Этим вечером она не ждала своего ухажера: «Вот и славно, у меня и без него дел хватает». Аделина положила тарелку и чашку в миску с мыльной водой, затем расставила на скатерти баночки с чернилами, стаканы с кистями и гусиными перьями, разложила чистые картонки и в центре водрузила старинный часослов с изысканными цветными миниатюрами, которыми она собиралась воспользоваться в работе. Аделина неустанно благодарила Провидение за знакомство со старой клушей с улицы Пьера Леско. Побочное неудобство состояло в том, что клуша всё норовила заманить ее в свой дурацкий клуб любительниц конфитюров. «Фруктоежки» – надо же было придумать такое название! Ноги моей там не будет, чокнутая клуша напрасно старается! – Аделина тихо рассмеялась. – Клуша, конечно, первостатейная, да, однако у нее можно поживиться редкими изданиями. К примеру, этот часослов – истинное сокровище. Нынче вечером прогуляюсь кое-куда, вернусь и создам шедевр – это будет открытка с цитатой из Евангелия от Матфея: «И вот, некто, подойдя, сказал Ему: Учитель благий! что сделать мне доброго, чтобы иметь жизнь вечную?»

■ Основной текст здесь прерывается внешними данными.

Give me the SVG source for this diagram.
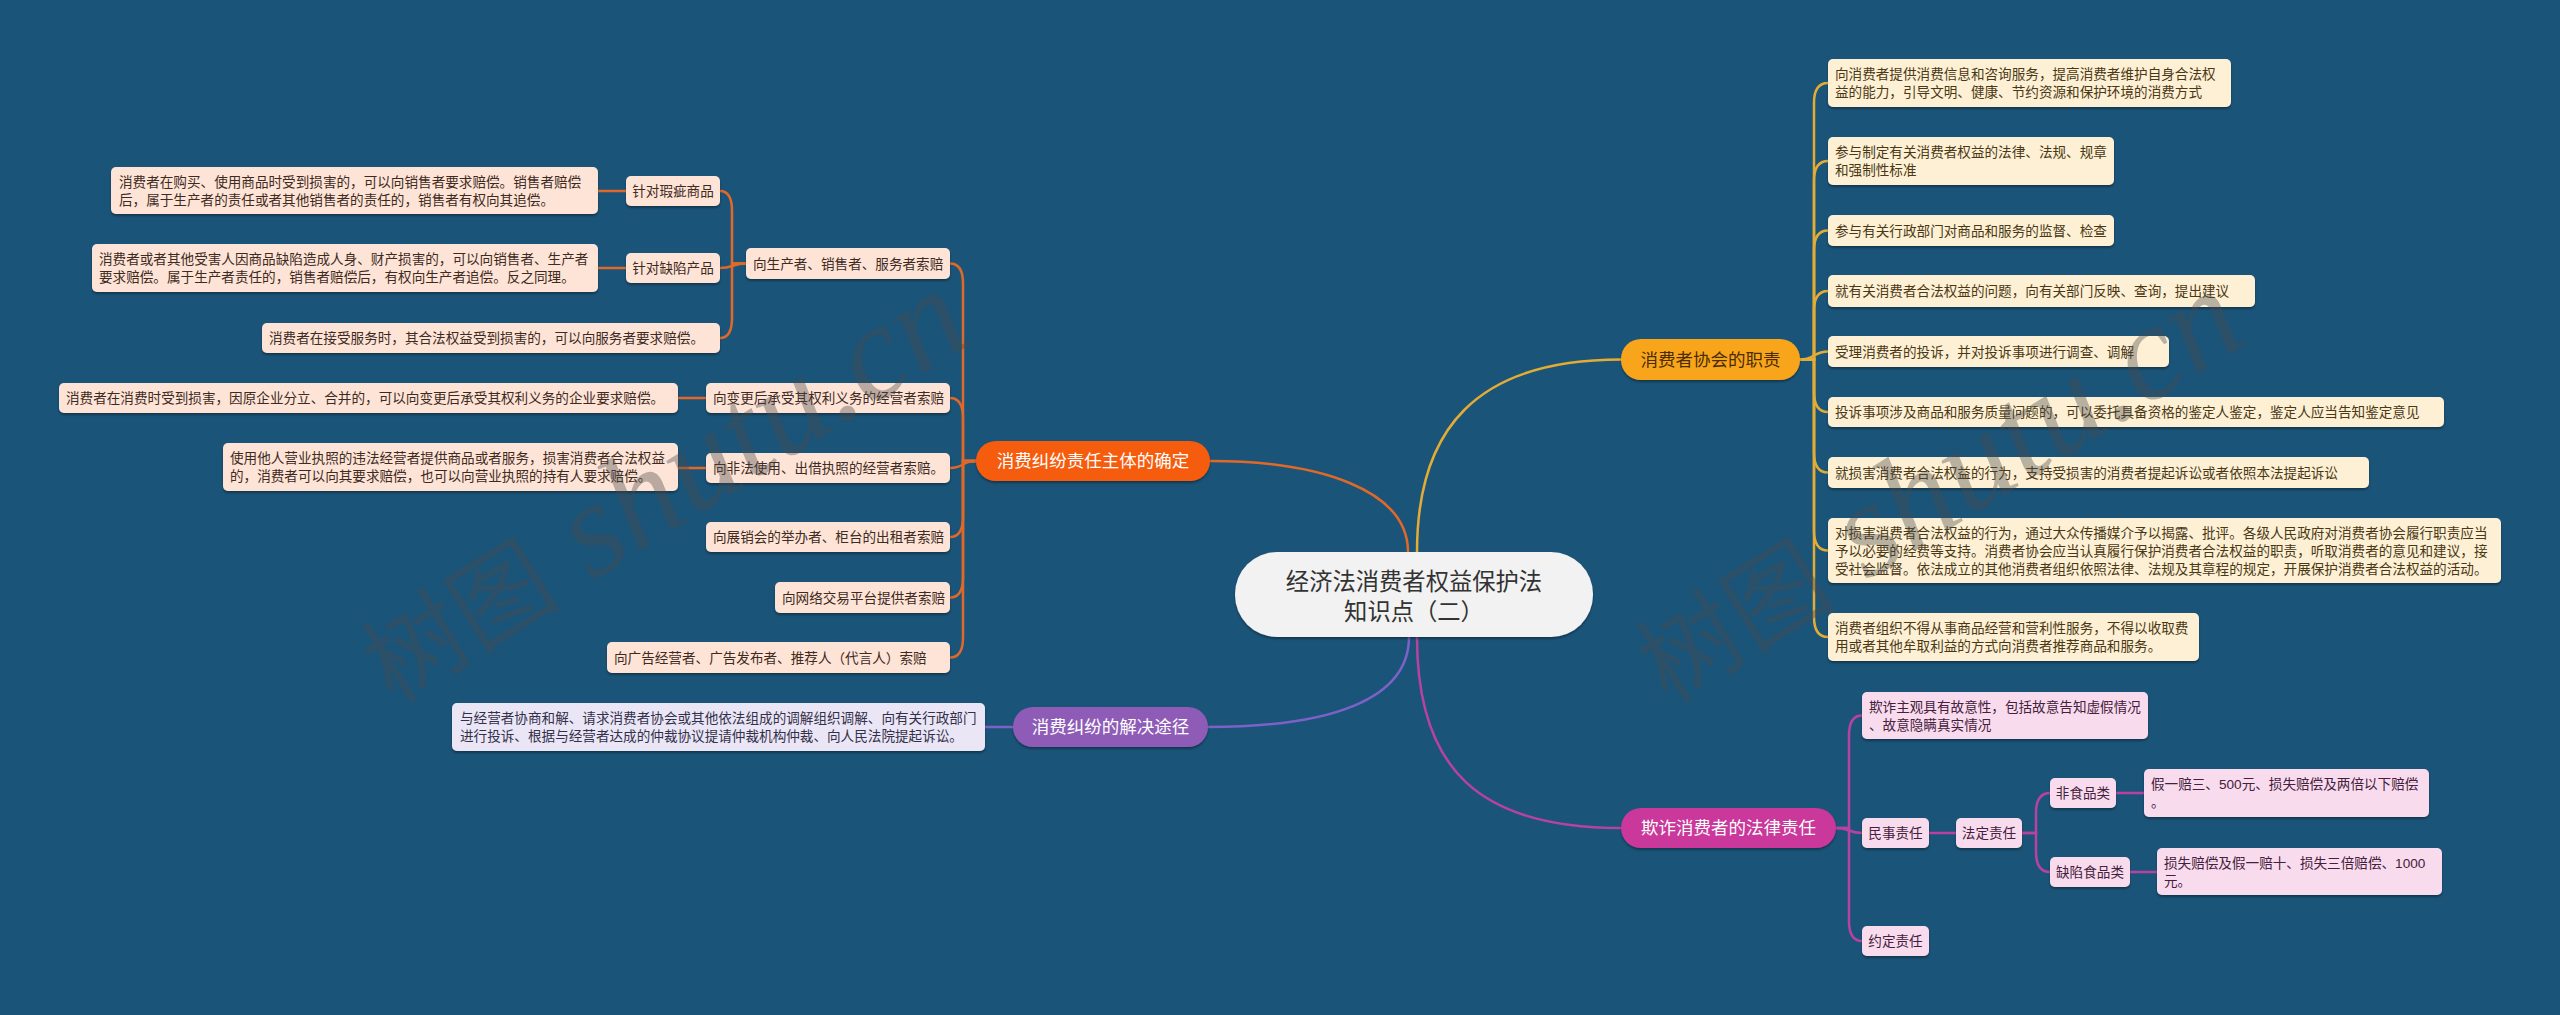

– Уж точно не конфитюр, – пробормотала Аделина в ответ на этот вопрос.
Удовлетворенно окинув взглядом рабочие инструменты, она надела пальто, накинула на плечи шаль и спустилась по лестнице.
Наряд от Руф, подаренный мадам Джиной, пришлось надежно защитить кухонным фартуком, потому что предстоящую задачу Эфросинья расценила как сложную и даже опасную. Она расставила перед собой горшочки с конфитюром, и ей казалось, что каждый из них смотрит на нее маленькими злыми глазками, упрекая в малодушии.
– Ну что я за кулёма, это ж всего лишь сливы! Так, приступим, и чтобы ни пятнышка на костюм не посадить, и за почерком следим, не расслабляемся.
Эфросинья со всем усердием и осторожностью дописала фиолетовыми чернилами на уже приклеенных этикетках «Дорогой Мишлин Баллю» и на каждой превратила семерку в восьмерку, чтобы из 1897 года получился 1898-й. Довольная от того, что не сделала ни единой помарки, она завернула горшочки в оберточную бумагу с цветочками и положила их в корзинку. В другую пристроила два подарка для сына, купленные в Больших магазинах Лувра, добавила туда же лупу, принадлежавшую покойному Габену, и две посеребренные рамки с фотографиями Артура и Дафнэ, сделанными Виктором. На тыльной стороне рамок она написала: «С днем рождения, котеночек! От любящей тебя мамочки». Всхлипнув от умиления, еще раз перебрала свертки, устраивая их поудобнее. А когда уже пора было выходить, в дверь постучали.
– Кто там? – подпрыгнула от неожиданности Эфросинья.
– Обожаемые родственники, – прозвучал ироничный голос, и она бросилась открывать.
С чемоданами и связками книг вошли улыбающиеся Кэндзи и Джина.
– Какой оригинальный наряд, – восхитился японец, поставив поклажу в углу. – Горничная в праздничных оборках!
Смущенная хозяйка дома поспешно развязала тесемки фартука.
– А так? Как я выгляжу? – Она покрутилась перед гостями, гордая собой.